Job:
Extract the lines of the material below, beginning with the first and ending with the line that holds "var yTicks = [0, 1, 2, 3];". Skip every picture.

-*-*-

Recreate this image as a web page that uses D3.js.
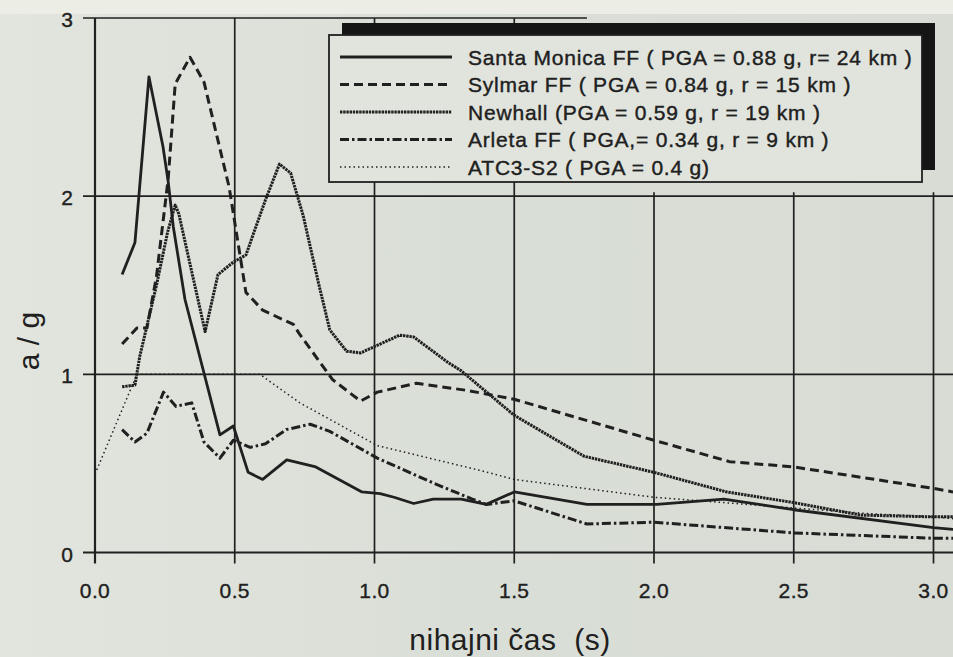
<!DOCTYPE html>
<html>
<head>
<meta charset="utf-8">
<script src="https://cdn.jsdelivr.net/npm/d3@7/dist/d3.min.js"></script>
<style>
  html, body { margin: 0; padding: 0; background: #dde1da; }
  svg { display: block; font-family: "Liberation Sans", Arial, Helvetica, sans-serif; }
</style>
</head>
<body>
<div id="chart"></div>
<script>
// Chart data: [period (s), a/g]
var xTicks = [0.0, 0.5, 1.0, 1.5, 2.0, 2.5, 3.0];
var yTicks = [0, 1, 2, 3];

var santaMonica = [
  [0.097, 1.56], [0.143, 1.74], [0.193, 2.67], [0.243, 2.28], [0.262, 2.08],
  [0.28, 1.83], [0.322, 1.42], [0.447, 0.66], [0.495, 0.71], [0.548, 0.45],
  [0.6, 0.41], [0.686, 0.52], [0.79, 0.48], [0.955, 0.34], [1.02, 0.33],
  [1.07, 0.31], [1.14, 0.275], [1.21, 0.30], [1.31, 0.30], [1.4, 0.27],
  [1.5, 0.34], [1.76, 0.27], [2.01, 0.27], [2.25, 0.30], [2.5, 0.24],
  [3.0, 0.14], [3.07, 0.13]
];

var sylmar = [
  [0.097, 1.17], [0.15, 1.26], [0.186, 1.26], [0.22, 1.55], [0.262, 2.1],
  [0.287, 2.63], [0.34, 2.78], [0.39, 2.64], [0.48, 2.05], [0.54, 1.46],
  [0.6, 1.36], [0.71, 1.28], [0.73, 1.23], [0.85, 0.97], [0.95, 0.85],
  [1.01, 0.9], [1.15, 0.95], [1.33, 0.91], [1.5, 0.86], [2.0, 0.63],
  [2.27, 0.51], [2.5, 0.48], [3.0, 0.36], [3.07, 0.34]
];

var newhall = [
  [0.097, 0.93], [0.143, 0.94], [0.16, 1.1], [0.22, 1.5], [0.26, 1.8],
  [0.287, 1.95], [0.3, 1.9], [0.394, 1.24], [0.44, 1.56], [0.495, 1.63],
  [0.54, 1.67], [0.61, 1.98], [0.66, 2.18], [0.70, 2.13], [0.745, 1.89],
  [0.80, 1.51], [0.84, 1.25], [0.90, 1.13], [0.95, 1.12], [1.09, 1.22],
  [1.14, 1.21], [1.26, 1.07], [1.31, 1.02], [1.5, 0.77], [1.75, 0.54],
  [2.0, 0.45], [2.26, 0.34], [2.5, 0.28], [2.74, 0.21], [3.0, 0.2], [3.07, 0.2]
];

var arleta = [
  [0.097, 0.69], [0.143, 0.62], [0.186, 0.67], [0.245, 0.9], [0.29, 0.82],
  [0.346, 0.84], [0.39, 0.62], [0.447, 0.53], [0.495, 0.63], [0.555, 0.59],
  [0.61, 0.61], [0.685, 0.69], [0.77, 0.72], [0.84, 0.68], [1.01, 0.53],
  [1.21, 0.39], [1.35, 0.30], [1.40, 0.27], [1.5, 0.29], [1.76, 0.16],
  [2.0, 0.17], [2.5, 0.11], [3.0, 0.08], [3.07, 0.08]
];

var atc3 = [
  [0.0, 0.44], [0.15, 1.0], [0.59, 1.0], [0.733, 0.84], [1.01, 0.6],
  [1.38, 0.46], [1.5, 0.41], [2.0, 0.31], [2.25, 0.28], [2.5, 0.25],
  [2.75, 0.22], [3.0, 0.2], [3.07, 0.19]
];

var legendLabels = [
  'Santa Monica FF ( PGA = 0.88 g, r= 24 km )',
  'Sylmar FF ( PGA = 0.84 g, r = 15 km )',
  'Newhall (PGA = 0.59 g, r = 19 km )',
  'Arleta FF ( PGA,= 0.34 g, r = 9 km )',
  'ATC3-S2 ( PGA = 0.4 g)'
];

!(function (global) {

  global.APP = global.APP || {};

  var W = 953, H = 657,
      ink = '#202020',
      paper = '#e1e4dd';

  var x = d3.scaleLinear().domain([0, 3]).range([95, 933.5]),
      y = d3.scaleLinear().domain([0, 3]).range([552.5, 18]);

  // series drawn in legend order, line styles kept apart from the data
  var series = [
    { values: santaMonica, width: 2.8, dash: null },
    { values: sylmar, width: 3, dash: '9,5' },
    { values: newhall, width: 3, dash: '2.4,0.8' },
    { values: arleta, width: 3, dash: '9,3,2.5,3' },
    { values: atc3, width: 1.5, dash: '1.5,3' }
  ];

  var svg = d3.select('#chart')
    .append('svg')
    .attr('width', W)
    .attr('height', H);

  // scanned paper background
  var grad = svg.append('defs').append('linearGradient')
    .attr('id', 'paper')
    .attr('x1', 0).attr('y1', 0).attr('x2', 1).attr('y2', 0);
  grad.append('stop').attr('offset', '0').attr('stop-color', '#e2e5de');
  grad.append('stop').attr('offset', '0.5').attr('stop-color', '#d9ded7');
  grad.append('stop').attr('offset', '1').attr('stop-color', '#d8dcd5');

  svg.append('rect')
    .attr('width', W).attr('height', H)
    .attr('fill', 'url(#paper)');
  svg.append('rect')
    .attr('width', W).attr('height', 14)
    .attr('fill', '#eceee5');

  var grid = svg.append('g').attr('stroke', ink).attr('fill', 'none');
  var topEnd = 1.76;

  // horizontal grid lines, the top one stops short as on the original sheet
  grid.selectAll('.hgrid')
    .data(yTicks)
    .enter().append('line')
    .attr('class', 'hgrid')
    .attr('x1', x(0) - 12)
    .attr('x2', function (d) { return d === 3 ? x(topEnd) : W; })
    .attr('y1', function (d) { return y(d); })
    .attr('y2', function (d) { return y(d); })
    .attr('stroke-width', function (d) { return d === 0 ? 2.2 : 1.7; });

  grid.selectAll('.vgrid')
    .data(xTicks)
    .enter().append('line')
    .attr('class', 'vgrid')
    .attr('x1', function (d) { return x(d); })
    .attr('x2', function (d) { return x(d); })
    .attr('y1', function (d) { return d > topEnd ? y(2) - 4 : y(3); })
    .attr('y2', y(0) + 11)
    .attr('stroke-width', function (d) { return d === 0 ? 2.2 : 1.7; });

  // tick labels
  svg.append('g').selectAll('text')
    .data(yTicks)
    .enter().append('text')
    .attr('x', 73)
    .attr('y', function (d) { return y(d) + 9; })
    .attr('text-anchor', 'end')
    .attr('font-size', 21)
    .attr('fill', ink)
    .attr('stroke', ink)
    .attr('stroke-width', 0.35)
    .text(function (d) { return d; });

  svg.append('g').selectAll('text')
    .data(xTicks)
    .enter().append('text')
    .attr('x', function (d) { return x(d); })
    .attr('y', 598)
    .attr('text-anchor', 'middle')
    .attr('font-size', 21)
    .attr('letter-spacing', 0.4)
    .attr('fill', ink)
    .attr('stroke', ink)
    .attr('stroke-width', 0.35)
    .text(function (d) { return d.toFixed(1); });

  // axis titles
  svg.append('text')
    .attr('x', 510)
    .attr('y', 650)
    .attr('text-anchor', 'middle')
    .attr('font-size', 30)
    .attr('letter-spacing', 0.5)
    .attr('fill', ink)
    .attr('xml:space', 'preserve')
    .text('nihajni čas  (s)');

  svg.append('text')
    .attr('transform', 'translate(39,341) rotate(-90)')
    .attr('text-anchor', 'middle')
    .attr('font-size', 30)
    .attr('fill', ink)
    .text('a / g');

  // curves
  var line = d3.line()
    .x(function (d) { return x(d[0]); })
    .y(function (d) { return y(d[1]); });

  svg.append('g').selectAll('path')
    .data(series.slice().reverse())
    .enter().append('path')
    .attr('d', function (s) { return line(s.values); })
    .attr('fill', 'none')
    .attr('stroke', ink)
    .attr('stroke-width', function (s) { return s.width; })
    .attr('stroke-dasharray', function (s) { return s.dash; })
    .attr('stroke-linejoin', 'round');

  // legend box with its black offset shadow
  var lg = svg.append('g');
  var box = { x: 329, y: 35, w: 593, h: 147 };

  lg.append('rect')
    .attr('x', box.x + 13).attr('y', box.y - 12)
    .attr('width', box.w).attr('height', box.h)
    .attr('fill', '#151515');
  lg.append('rect')
    .attr('x', box.x).attr('y', box.y)
    .attr('width', box.w).attr('height', box.h)
    .attr('fill', paper)
    .attr('stroke', ink)
    .attr('stroke-width', 1.8);

  var rows = lg.selectAll('.row')
    .data(series)
    .enter().append('g')
    .attr('class', 'row')
    .attr('transform', function (s, i) { return 'translate(0,' + (57 + i * 27.5) + ')'; });

  rows.append('line')
    .attr('x1', 340).attr('x2', 452)
    .attr('stroke', ink)
    .attr('stroke-width', function (s) { return s.width; })
    .attr('stroke-dasharray', function (s) { return s.dash; });

  rows.append('text')
    .attr('x', 468)
    .attr('y', 7.5)
    .attr('font-size', 21)
    .attr('letter-spacing', 0.8)
    .attr('fill', ink)
    .attr('stroke', ink)
    .attr('stroke-width', 0.4)
    .text(function (s, i) { return legendLabels[i]; });

})(this);
</script>
</body>
</html>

-*-*-

Solution to the problem:
Recreate this image as a web page that uses D3.js.
<!DOCTYPE html>
<html>
<head>
<meta charset="utf-8">
<script src="https://cdn.jsdelivr.net/npm/d3@7/dist/d3.min.js"></script>
<style>
  html, body { margin: 0; padding: 0; background: #dde1da; }
  svg { display: block; font-family: "Liberation Sans", Arial, Helvetica, sans-serif; }
</style>
</head>
<body>
<div id="chart"></div>
<script>
// Chart data: [period (s), a/g]
var xTicks = [0.0, 0.5, 1.0, 1.5, 2.0, 2.5, 3.0];
var yTicks = [0, 1, 2, 3];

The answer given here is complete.